As lay associates, sisters and brothers of the Ireland England Province of the Congregation of the Sacred Hearts of Jesus & Mary, we are priviliged to be able to offer you some thoughts and reflections on our Sunday readings. We start this sharing with homilies that have been prepared for Advent 2018, beginning with the Vigil Mass for Dec. 1st.  Many of our lay associates, sisters and brothers have contributed to putting together for the first time, homilies which cover every Sunday of the Liturgical year.  We hope that you will find this service to be of assistance to you in your ministry or just as an opportunity for you to reflect and to pray on the various themes that these reading have to offer us.

preach gospel always

7.  All homilies from the 21st to the 24th Sunday in Ordinary Time can be accessed by clicking here.
 Each week on a Monday, we will try to post the homily for the following w/e on this Homily Homepage.  (See previous homilies at the bottom of the page)   
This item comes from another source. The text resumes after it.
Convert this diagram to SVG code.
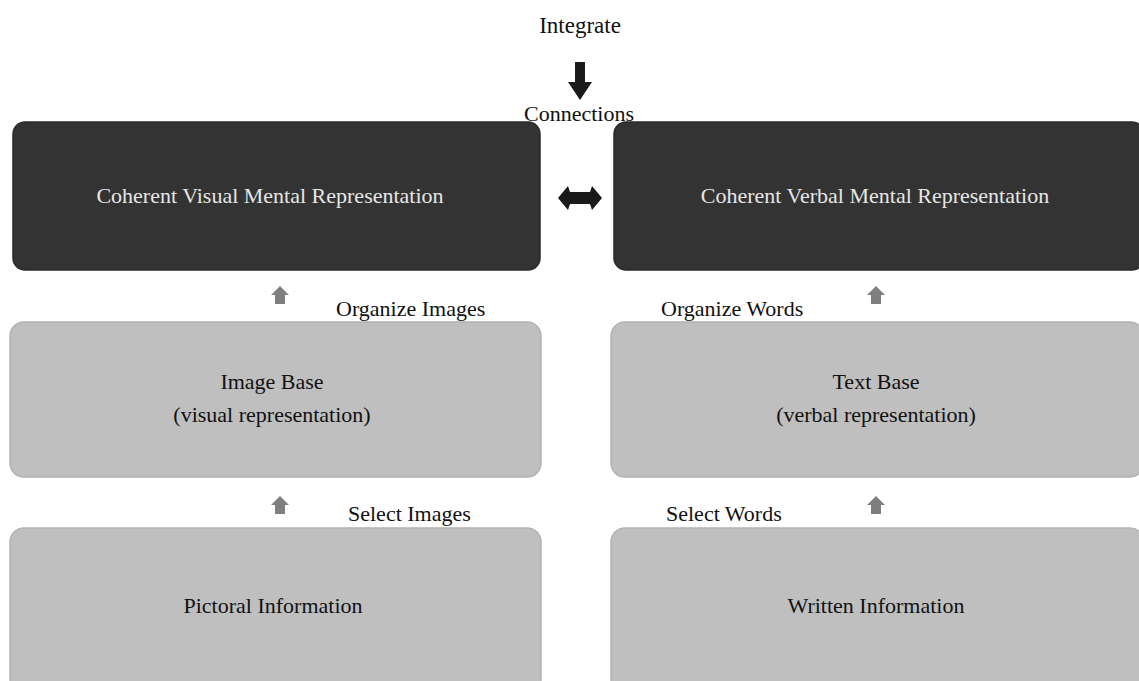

TWENTY-SECOND SUNDAY IN ORDINARY TIME - YEAR C by Fr. Eamon Aylward, sscc

Reflecting on the readings for this Sunday I could not help being reminded of the words of that well known song from the ‘80’s; “O Lord it is hard to be humble when I am perfect in every way”.
The Readings for the 22nd Sunday of this year are characterised by an invitation for each of us to reflect on how real the virtue of humility manifests itself in our day to day life. Sirach calls on us “to perform our tasks with humility”. This reading is placed along side Luke’s Gospel, reminding us of the temptation, in our ordinary social interactions, to put ourselves in “places of honour”, to be full of our own self importance, perhaps even seeking the limelight.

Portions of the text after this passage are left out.